━━━━━ DATASET EXTRACT ━━━━━

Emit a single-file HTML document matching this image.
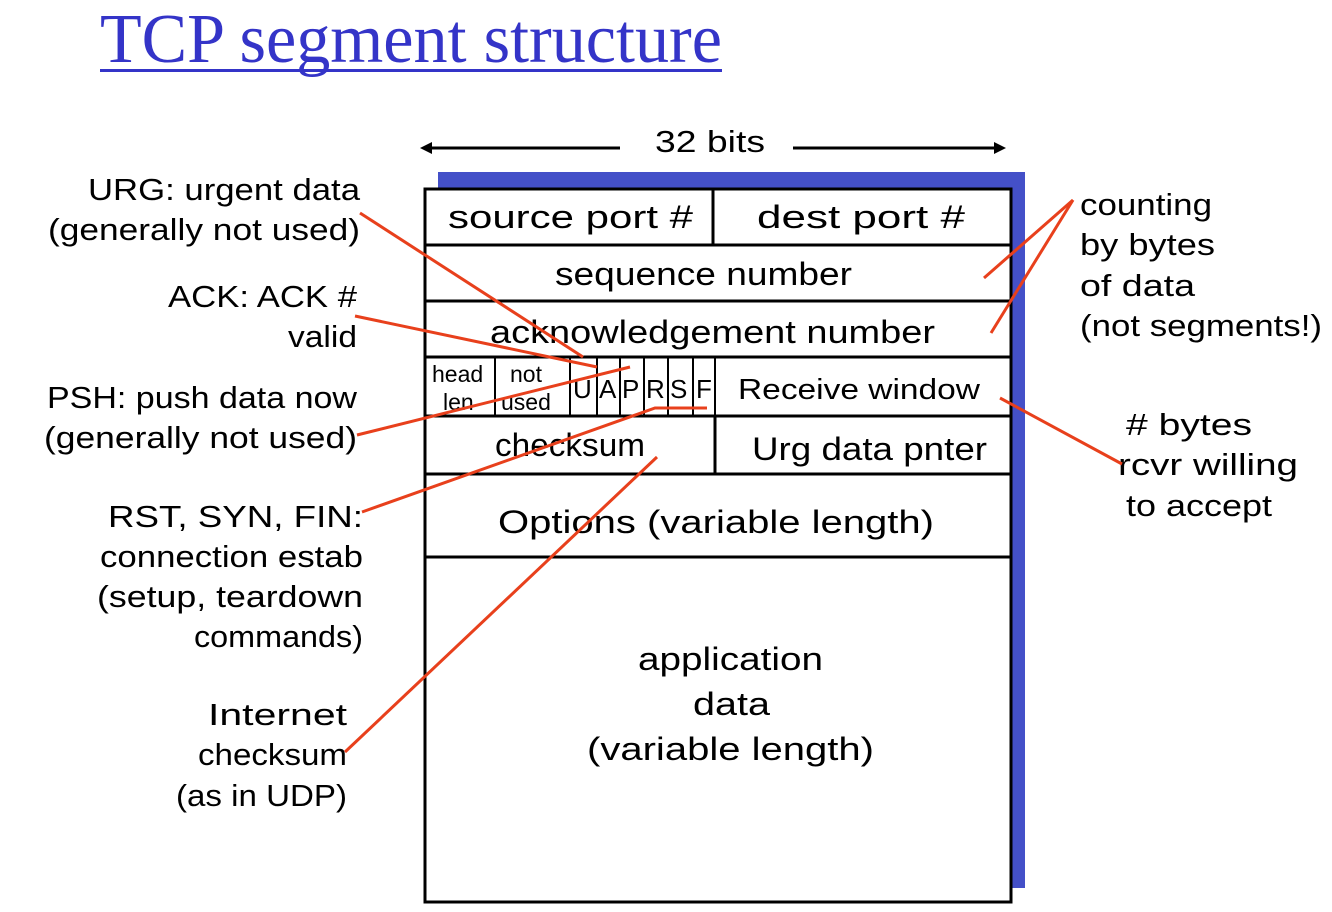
<!DOCTYPE html>
<html><head><meta charset="utf-8"><style>
html,body{margin:0;padding:0;background:#fff;}
svg{display:block;}
text{font-family:"Liberation Sans",sans-serif;fill:#000;}
</style></head><body>
<svg width="1332" height="912" viewBox="0 0 1332 912">
<text x="100" y="62" font-size="70" textLength="622" lengthAdjust="spacingAndGlyphs" style="font-family:'Liberation Serif',serif;fill:#3434c8">TCP segment structure</text>
<rect x="100" y="69" width="622" height="3" fill="#3434c8"/>

<g stroke="#000" stroke-width="3">
<line x1="428" y1="148" x2="620" y2="148"/><line x1="793" y1="148" x2="998" y2="148"/>
</g>
<polygon points="420,148 432,142 432,154" fill="#000"/>
<polygon points="1006,148 994,142 994,154" fill="#000"/>
<text x="655" y="152" font-size="31" textLength="110" lengthAdjust="spacingAndGlyphs">32 bits</text>

<rect x="438" y="172" width="587" height="716" fill="#4450c8"/>
<rect x="425" y="189" width="586" height="713" fill="#fff" stroke="#000" stroke-width="3"/>
<g stroke="#000" stroke-width="3">
<line x1="425" y1="245" x2="1011" y2="245"/>
<line x1="425" y1="301" x2="1011" y2="301"/>
<line x1="425" y1="357" x2="1011" y2="357"/>
<line x1="425" y1="416" x2="1011" y2="416"/>
<line x1="425" y1="474" x2="1011" y2="474"/>
<line x1="425" y1="557" x2="1011" y2="557"/>
<line x1="713" y1="189" x2="713" y2="245"/>
<line x1="715" y1="416" x2="715" y2="474"/>
<g stroke-width="2">
<line x1="495" y1="357" x2="495" y2="416"/><line x1="570" y1="357" x2="570" y2="416"/>
<line x1="597" y1="357" x2="597" y2="416"/><line x1="620" y1="357" x2="620" y2="416"/>
<line x1="644" y1="357" x2="644" y2="416"/><line x1="668" y1="357" x2="668" y2="416"/>
<line x1="693" y1="357" x2="693" y2="416"/><line x1="715" y1="357" x2="715" y2="416"/>
</g>
</g>
<g font-size="32">
<text x="448" y="228" textLength="245" lengthAdjust="spacingAndGlyphs">source port #</text>
<text x="757" y="228" textLength="208" lengthAdjust="spacingAndGlyphs">dest port #</text>
<text x="555" y="285" textLength="297" lengthAdjust="spacingAndGlyphs">sequence number</text>
<text x="490" y="343" textLength="445" lengthAdjust="spacingAndGlyphs">acknowledgement number</text>
<text x="738" y="399" font-size="29" textLength="242" lengthAdjust="spacingAndGlyphs">Receive window</text>
<text x="495" y="456" textLength="150" lengthAdjust="spacingAndGlyphs">checksum</text>
<text x="752" y="460" textLength="235" lengthAdjust="spacingAndGlyphs">Urg data pnter</text>
<text x="498" y="533" textLength="436" lengthAdjust="spacingAndGlyphs">Options (variable length)</text>
<text x="638" y="670" textLength="185" lengthAdjust="spacingAndGlyphs">application</text>
<text x="693" y="715" textLength="77" lengthAdjust="spacingAndGlyphs">data</text>
<text x="587" y="760" textLength="287" lengthAdjust="spacingAndGlyphs">(variable length)</text>
</g>
<g font-size="23">
<text x="432" y="382">head</text>
<text x="443" y="410">len</text>
<text x="510" y="382">not</text>
<text x="501" y="410">used</text>
</g>
<g font-size="26">
<text x="573" y="398">U</text><text x="599" y="398">A</text><text x="622" y="398">P</text>
<text x="646" y="398">R</text><text x="670" y="398">S</text><text x="696" y="398">F</text>
</g>

<g font-size="31" lengthAdjust="spacingAndGlyphs">
<text x="88" y="200" textLength="272" lengthAdjust="spacingAndGlyphs">URG: urgent data</text>
<text x="48" y="240" textLength="312" lengthAdjust="spacingAndGlyphs">(generally not used)</text>
<text x="168" y="307" textLength="189" lengthAdjust="spacingAndGlyphs">ACK: ACK #</text>
<text x="288" y="347" textLength="69" lengthAdjust="spacingAndGlyphs">valid</text>
<text x="47" y="408" textLength="310" lengthAdjust="spacingAndGlyphs">PSH: push data now</text>
<text x="44" y="448" textLength="313" lengthAdjust="spacingAndGlyphs">(generally not used)</text>
<text x="108" y="527" textLength="255" lengthAdjust="spacingAndGlyphs">RST, SYN, FIN:</text>
<text x="100" y="567" textLength="263" lengthAdjust="spacingAndGlyphs">connection estab</text>
<text x="97" y="607" textLength="266" lengthAdjust="spacingAndGlyphs">(setup, teardown</text>
<text x="194" y="647" textLength="169" lengthAdjust="spacingAndGlyphs">commands)</text>
<text x="208" y="725" textLength="139" lengthAdjust="spacingAndGlyphs">Internet</text>
<text x="198" y="765" textLength="149" lengthAdjust="spacingAndGlyphs">checksum</text>
<text x="176" y="806" textLength="171" lengthAdjust="spacingAndGlyphs">(as in UDP)</text>
</g>
<g font-size="31">
<text x="1080" y="215" textLength="132" lengthAdjust="spacingAndGlyphs">counting</text>
<text x="1080" y="255" textLength="135" lengthAdjust="spacingAndGlyphs">by bytes</text>
<text x="1080" y="296" textLength="115" lengthAdjust="spacingAndGlyphs">of data</text>
<text x="1080" y="336" textLength="242" lengthAdjust="spacingAndGlyphs">(not segments!)</text>
<text x="1126" y="435" textLength="126" lengthAdjust="spacingAndGlyphs"># bytes</text>
<text x="1118" y="475" textLength="180" lengthAdjust="spacingAndGlyphs">rcvr willing</text>
<text x="1126" y="516" textLength="146" lengthAdjust="spacingAndGlyphs">to accept</text>
</g>

<g stroke="#e8401c" stroke-width="3" fill="none">
<line x1="360" y1="213" x2="583" y2="357"/>
<line x1="355" y1="316" x2="597" y2="367"/>
<line x1="357" y1="435" x2="630" y2="367"/>
<polyline points="362,512 655,408 707,408"/>
<line x1="345" y1="752" x2="657" y2="457"/>
<line x1="1073" y1="200" x2="984" y2="278"/>
<line x1="1073" y1="200" x2="991" y2="333"/>
<line x1="1000" y1="398" x2="1122" y2="464"/>
</g>
</svg>
</body></html>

━━━━━

◆ TO BE DONE:
Make an exact reproduction of the listing above, without any pictures.

◆ FULL RESPONSE:
Emit a single-file HTML document matching this image.
<!DOCTYPE html>
<html><head><meta charset="utf-8"><style>
html,body{margin:0;padding:0;background:#fff;}
svg{display:block;}
text{font-family:"Liberation Sans",sans-serif;fill:#000;}
</style></head><body>
<svg width="1332" height="912" viewBox="0 0 1332 912">
<text x="100" y="62" font-size="70" textLength="622" lengthAdjust="spacingAndGlyphs" style="font-family:'Liberation Serif',serif;fill:#3434c8">TCP segment structure</text>
<rect x="100" y="69" width="622" height="3" fill="#3434c8"/>

<g stroke="#000" stroke-width="3">
<line x1="428" y1="148" x2="620" y2="148"/><line x1="793" y1="148" x2="998" y2="148"/>
</g>
<polygon points="420,148 432,142 432,154" fill="#000"/>
<polygon points="1006,148 994,142 994,154" fill="#000"/>
<text x="655" y="152" font-size="31" textLength="110" lengthAdjust="spacingAndGlyphs">32 bits</text>

<rect x="438" y="172" width="587" height="716" fill="#4450c8"/>
<rect x="425" y="189" width="586" height="713" fill="#fff" stroke="#000" stroke-width="3"/>
<g stroke="#000" stroke-width="3">
<line x1="425" y1="245" x2="1011" y2="245"/>
<line x1="425" y1="301" x2="1011" y2="301"/>
<line x1="425" y1="357" x2="1011" y2="357"/>
<line x1="425" y1="416" x2="1011" y2="416"/>
<line x1="425" y1="474" x2="1011" y2="474"/>
<line x1="425" y1="557" x2="1011" y2="557"/>
<line x1="713" y1="189" x2="713" y2="245"/>
<line x1="715" y1="416" x2="715" y2="474"/>
<g stroke-width="2">
<line x1="495" y1="357" x2="495" y2="416"/><line x1="570" y1="357" x2="570" y2="416"/>
<line x1="597" y1="357" x2="597" y2="416"/><line x1="620" y1="357" x2="620" y2="416"/>
<line x1="644" y1="357" x2="644" y2="416"/><line x1="668" y1="357" x2="668" y2="416"/>
<line x1="693" y1="357" x2="693" y2="416"/><line x1="715" y1="357" x2="715" y2="416"/>
</g>
</g>
<g font-size="32">
<text x="448" y="228" textLength="245" lengthAdjust="spacingAndGlyphs">source port #</text>
<text x="757" y="228" textLength="208" lengthAdjust="spacingAndGlyphs">dest port #</text>
<text x="555" y="285" textLength="297" lengthAdjust="spacingAndGlyphs">sequence number</text>
<text x="490" y="343" textLength="445" lengthAdjust="spacingAndGlyphs">acknowledgement number</text>
<text x="738" y="399" font-size="29" textLength="242" lengthAdjust="spacingAndGlyphs">Receive window</text>
<text x="495" y="456" textLength="150" lengthAdjust="spacingAndGlyphs">checksum</text>
<text x="752" y="460" textLength="235" lengthAdjust="spacingAndGlyphs">Urg data pnter</text>
<text x="498" y="533" textLength="436" lengthAdjust="spacingAndGlyphs">Options (variable length)</text>
<text x="638" y="670" textLength="185" lengthAdjust="spacingAndGlyphs">application</text>
<text x="693" y="715" textLength="77" lengthAdjust="spacingAndGlyphs">data</text>
<text x="587" y="760" textLength="287" lengthAdjust="spacingAndGlyphs">(variable length)</text>
</g>
<g font-size="23">
<text x="432" y="382">head</text>
<text x="443" y="410">len</text>
<text x="510" y="382">not</text>
<text x="501" y="410">used</text>
</g>
<g font-size="26">
<text x="573" y="398">U</text><text x="599" y="398">A</text><text x="622" y="398">P</text>
<text x="646" y="398">R</text><text x="670" y="398">S</text><text x="696" y="398">F</text>
</g>

<g font-size="31" lengthAdjust="spacingAndGlyphs">
<text x="88" y="200" textLength="272" lengthAdjust="spacingAndGlyphs">URG: urgent data</text>
<text x="48" y="240" textLength="312" lengthAdjust="spacingAndGlyphs">(generally not used)</text>
<text x="168" y="307" textLength="189" lengthAdjust="spacingAndGlyphs">ACK: ACK #</text>
<text x="288" y="347" textLength="69" lengthAdjust="spacingAndGlyphs">valid</text>
<text x="47" y="408" textLength="310" lengthAdjust="spacingAndGlyphs">PSH: push data now</text>
<text x="44" y="448" textLength="313" lengthAdjust="spacingAndGlyphs">(generally not used)</text>
<text x="108" y="527" textLength="255" lengthAdjust="spacingAndGlyphs">RST, SYN, FIN:</text>
<text x="100" y="567" textLength="263" lengthAdjust="spacingAndGlyphs">connection estab</text>
<text x="97" y="607" textLength="266" lengthAdjust="spacingAndGlyphs">(setup, teardown</text>
<text x="194" y="647" textLength="169" lengthAdjust="spacingAndGlyphs">commands)</text>
<text x="208" y="725" textLength="139" lengthAdjust="spacingAndGlyphs">Internet</text>
<text x="198" y="765" textLength="149" lengthAdjust="spacingAndGlyphs">checksum</text>
<text x="176" y="806" textLength="171" lengthAdjust="spacingAndGlyphs">(as in UDP)</text>
</g>
<g font-size="31">
<text x="1080" y="215" textLength="132" lengthAdjust="spacingAndGlyphs">counting</text>
<text x="1080" y="255" textLength="135" lengthAdjust="spacingAndGlyphs">by bytes</text>
<text x="1080" y="296" textLength="115" lengthAdjust="spacingAndGlyphs">of data</text>
<text x="1080" y="336" textLength="242" lengthAdjust="spacingAndGlyphs">(not segments!)</text>
<text x="1126" y="435" textLength="126" lengthAdjust="spacingAndGlyphs"># bytes</text>
<text x="1118" y="475" textLength="180" lengthAdjust="spacingAndGlyphs">rcvr willing</text>
<text x="1126" y="516" textLength="146" lengthAdjust="spacingAndGlyphs">to accept</text>
</g>

<g stroke="#e8401c" stroke-width="3" fill="none">
<line x1="360" y1="213" x2="583" y2="357"/>
<line x1="355" y1="316" x2="597" y2="367"/>
<line x1="357" y1="435" x2="630" y2="367"/>
<polyline points="362,512 655,408 707,408"/>
<line x1="345" y1="752" x2="657" y2="457"/>
<line x1="1073" y1="200" x2="984" y2="278"/>
<line x1="1073" y1="200" x2="991" y2="333"/>
<line x1="1000" y1="398" x2="1122" y2="464"/>
</g>
</svg>
</body></html>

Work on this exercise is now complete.